--- BEGIN ---

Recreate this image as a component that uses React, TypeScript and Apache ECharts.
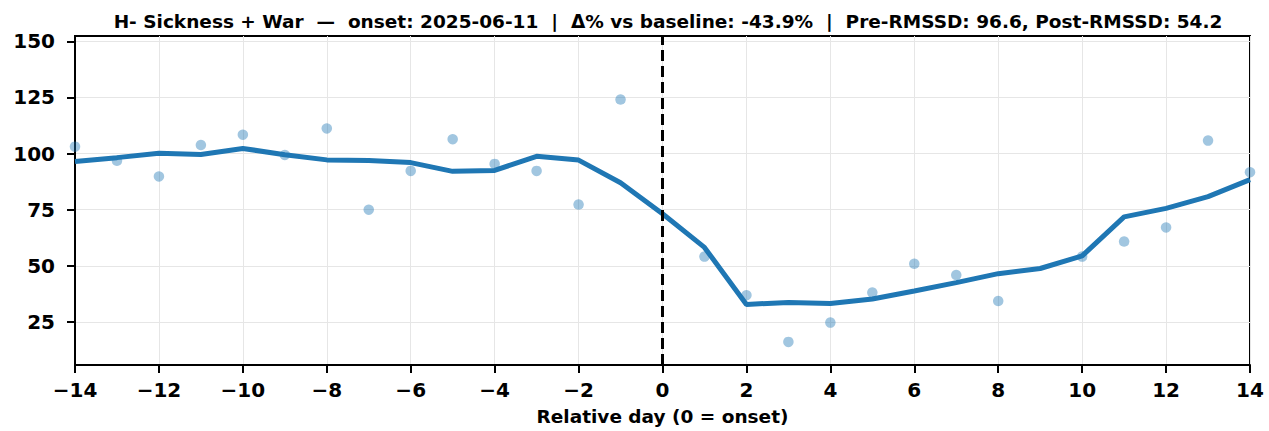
import * as echarts from "echarts";
import { useEffect, useRef } from "react";

const days = [
  -14, -13, -12, -11, -10, -9, -8, -7, -6, -5, -4, -3, -2, -1, 0, 1, 2, 3, 4, 5,
  6, 7, 8, 9, 10, 11, 12, 13, 14,
];

// daily values (no reading on onset day)
const dailyValues: (number | null)[] = [
  103.1, 96.8, 89.8, 103.8, 108.4, 99.4, 111.2, 75.0, 92.3, 106.4, 95.4, 92.3,
  77.3, 124.1, null, 54.1, 36.9, 16.1, 24.7, 38.1, 50.9, 45.9, 34.3, null, 54.1,
  60.8, 67.1, 105.8, 91.7,
];

// rolling mean
const smoothValues = [
  96.5, 98.2, 100.2, 99.6, 102.3, 99.5, 97.2, 96.9, 96.0, 92.1, 92.5, 98.8,
  97.1, 87.0, 73.2, 58.2, 32.8, 33.7, 33.2, 35.2, 38.8, 42.5, 46.5, 48.8, 54.4,
  71.8, 75.6, 80.8, 88.4,
];

const yTicks = [25, 50, 75, 100, 125, 150];

// non-breaking spaces keep the double gaps
const titleText =
  "H- Sickness + War \u00a0\u2014\u00a0 onset: 2025-06-11 \u00a0|\u00a0 \u0394% vs baseline: -43.9% \u00a0|\u00a0 Pre-RMSSD: 96.6, Post-RMSSD: 54.2";

const FONT = "DejaVu Sans";
const BLUE = "#1f77b4";

const getOptions = (): echarts.EChartsOption => {
  const scatterData = days
    .map((d, i) => [d, dailyValues[i]])
    .filter((p) => p[1] !== null);
  const lineData = days.map((d, i) => [d, smoothValues[i]]);

  return {
    animation: false,
    backgroundColor: "#fff",
    title: {
      text: titleText,
      left: 663,
      top: 7,
      textAlign: "center",
      textStyle: {
        fontFamily: FONT,
        fontWeight: "bold",
        fontSize: 18.5,
        color: "#000",
      },
    },
    grid: {
      left: 75,
      right: 19,
      top: 36,
      bottom: 60,
      show: true,
      borderColor: "#000",
      borderWidth: 2,
      backgroundColor: "transparent",
    },
    xAxis: {
      type: "value",
      min: -14,
      max: 14,
      interval: 2,
      name: "Relative day (0 = onset)",
      nameLocation: "middle",
      nameGap: 42,
      nameTextStyle: {
        fontFamily: FONT,
        fontWeight: "bold",
        fontSize: 18.5,
        color: "#000",
      },
      axisLine: { show: true, onZero: false, lineStyle: { color: "#000", width: 2 } },
      axisTick: { show: true, inside: false, length: 8, lineStyle: { color: "#000", width: 2 } },
      axisLabel: {
        margin: 15,
        fontFamily: FONT,
        fontWeight: "bold",
        fontSize: 20,
        color: "#000",
        formatter: (v: number) => String(v).replace("-", "\u2212"),
      },
      splitLine: { show: true, lineStyle: { color: "#e6e6e6", width: 1 } },
    },
    yAxis: {
      type: "value",
      min: 5.8,
      max: 152.4,
      axisLine: { show: true, onZero: false, lineStyle: { color: "#000", width: 2 } },
      axisTick: {
        show: true,
        inside: false,
        length: 8,
        customValues: yTicks,
        lineStyle: { color: "#000", width: 2 },
      },
      axisLabel: {
        margin: 20,
        customValues: yTicks,
        fontFamily: FONT,
        fontWeight: "bold",
        fontSize: 20,
        color: "#000",
      },
      splitLine: { show: true, lineStyle: { color: "#e6e6e6", width: 1 } },
    },
    series: [
      {
        name: "Daily",
        type: "scatter",
        data: scatterData,
        symbolSize: 10.5,
        itemStyle: { color: BLUE, opacity: 0.42 },
        z: 2,
        clip: true,
      },
      {
        name: "Rolling",
        type: "line",
        data: lineData,
        showSymbol: false,
        symbol: "none",
        lineStyle: { color: BLUE, width: 5 },
        z: 3,
        clip: true,
        markLine: {
          silent: true,
          symbol: "none",
          label: { show: false },
          lineStyle: { color: "#000", type: [11, 5], width: 3 },
          data: [{ xAxis: 0 }],
        },
      },
    ],
  };
};

export default function App() {
  const chartRef = useRef<HTMLDivElement | null>(null);

  useEffect(() => {
    document.body.style.margin = "0";
    if (!chartRef.current) return;
    const chart = echarts.init(chartRef.current, undefined, { renderer: "svg" });
    chart.setOption(getOptions());
    return () => {
      chart.dispose();
    };
  }, []);

  return <div ref={chartRef} style={{ width: 1269, height: 431 }} />;
}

--- END ---

What you are asked to do:
Reproduce the full listing faithfully, but do not carry over any pictures.

The answer:
Recreate this image as a component that uses React, TypeScript and Apache ECharts.
import * as echarts from "echarts";
import { useEffect, useRef } from "react";

const days = [
  -14, -13, -12, -11, -10, -9, -8, -7, -6, -5, -4, -3, -2, -1, 0, 1, 2, 3, 4, 5,
  6, 7, 8, 9, 10, 11, 12, 13, 14,
];

// daily values (no reading on onset day)
const dailyValues: (number | null)[] = [
  103.1, 96.8, 89.8, 103.8, 108.4, 99.4, 111.2, 75.0, 92.3, 106.4, 95.4, 92.3,
  77.3, 124.1, null, 54.1, 36.9, 16.1, 24.7, 38.1, 50.9, 45.9, 34.3, null, 54.1,
  60.8, 67.1, 105.8, 91.7,
];

// rolling mean
const smoothValues = [
  96.5, 98.2, 100.2, 99.6, 102.3, 99.5, 97.2, 96.9, 96.0, 92.1, 92.5, 98.8,
  97.1, 87.0, 73.2, 58.2, 32.8, 33.7, 33.2, 35.2, 38.8, 42.5, 46.5, 48.8, 54.4,
  71.8, 75.6, 80.8, 88.4,
];

const yTicks = [25, 50, 75, 100, 125, 150];

// non-breaking spaces keep the double gaps
const titleText =
  "H- Sickness + War \u00a0\u2014\u00a0 onset: 2025-06-11 \u00a0|\u00a0 \u0394% vs baseline: -43.9% \u00a0|\u00a0 Pre-RMSSD: 96.6, Post-RMSSD: 54.2";

const FONT = "DejaVu Sans";
const BLUE = "#1f77b4";

const getOptions = (): echarts.EChartsOption => {
  const scatterData = days
    .map((d, i) => [d, dailyValues[i]])
    .filter((p) => p[1] !== null);
  const lineData = days.map((d, i) => [d, smoothValues[i]]);

  return {
    animation: false,
    backgroundColor: "#fff",
    title: {
      text: titleText,
      left: 663,
      top: 7,
      textAlign: "center",
      textStyle: {
        fontFamily: FONT,
        fontWeight: "bold",
        fontSize: 18.5,
        color: "#000",
      },
    },
    grid: {
      left: 75,
      right: 19,
      top: 36,
      bottom: 60,
      show: true,
      borderColor: "#000",
      borderWidth: 2,
      backgroundColor: "transparent",
    },
    xAxis: {
      type: "value",
      min: -14,
      max: 14,
      interval: 2,
      name: "Relative day (0 = onset)",
      nameLocation: "middle",
      nameGap: 42,
      nameTextStyle: {
        fontFamily: FONT,
        fontWeight: "bold",
        fontSize: 18.5,
        color: "#000",
      },
      axisLine: { show: true, onZero: false, lineStyle: { color: "#000", width: 2 } },
      axisTick: { show: true, inside: false, length: 8, lineStyle: { color: "#000", width: 2 } },
      axisLabel: {
        margin: 15,
        fontFamily: FONT,
        fontWeight: "bold",
        fontSize: 20,
        color: "#000",
        formatter: (v: number) => String(v).replace("-", "\u2212"),
      },
      splitLine: { show: true, lineStyle: { color: "#e6e6e6", width: 1 } },
    },
    yAxis: {
      type: "value",
      min: 5.8,
      max: 152.4,
      axisLine: { show: true, onZero: false, lineStyle: { color: "#000", width: 2 } },
      axisTick: {
        show: true,
        inside: false,
        length: 8,
        customValues: yTicks,
        lineStyle: { color: "#000", width: 2 },
      },
      axisLabel: {
        margin: 20,
        customValues: yTicks,
        fontFamily: FONT,
        fontWeight: "bold",
        fontSize: 20,
        color: "#000",
      },
      splitLine: { show: true, lineStyle: { color: "#e6e6e6", width: 1 } },
    },
    series: [
      {
        name: "Daily",
        type: "scatter",
        data: scatterData,
        symbolSize: 10.5,
        itemStyle: { color: BLUE, opacity: 0.42 },
        z: 2,
        clip: true,
      },
      {
        name: "Rolling",
        type: "line",
        data: lineData,
        showSymbol: false,
        symbol: "none",
        lineStyle: { color: BLUE, width: 5 },
        z: 3,
        clip: true,
        markLine: {
          silent: true,
          symbol: "none",
          label: { show: false },
          lineStyle: { color: "#000", type: [11, 5], width: 3 },
          data: [{ xAxis: 0 }],
        },
      },
    ],
  };
};

export default function App() {
  const chartRef = useRef<HTMLDivElement | null>(null);

  useEffect(() => {
    document.body.style.margin = "0";
    if (!chartRef.current) return;
    const chart = echarts.init(chartRef.current, undefined, { renderer: "svg" });
    chart.setOption(getOptions());
    return () => {
      chart.dispose();
    };
  }, []);

  return <div ref={chartRef} style={{ width: 1269, height: 431 }} />;
}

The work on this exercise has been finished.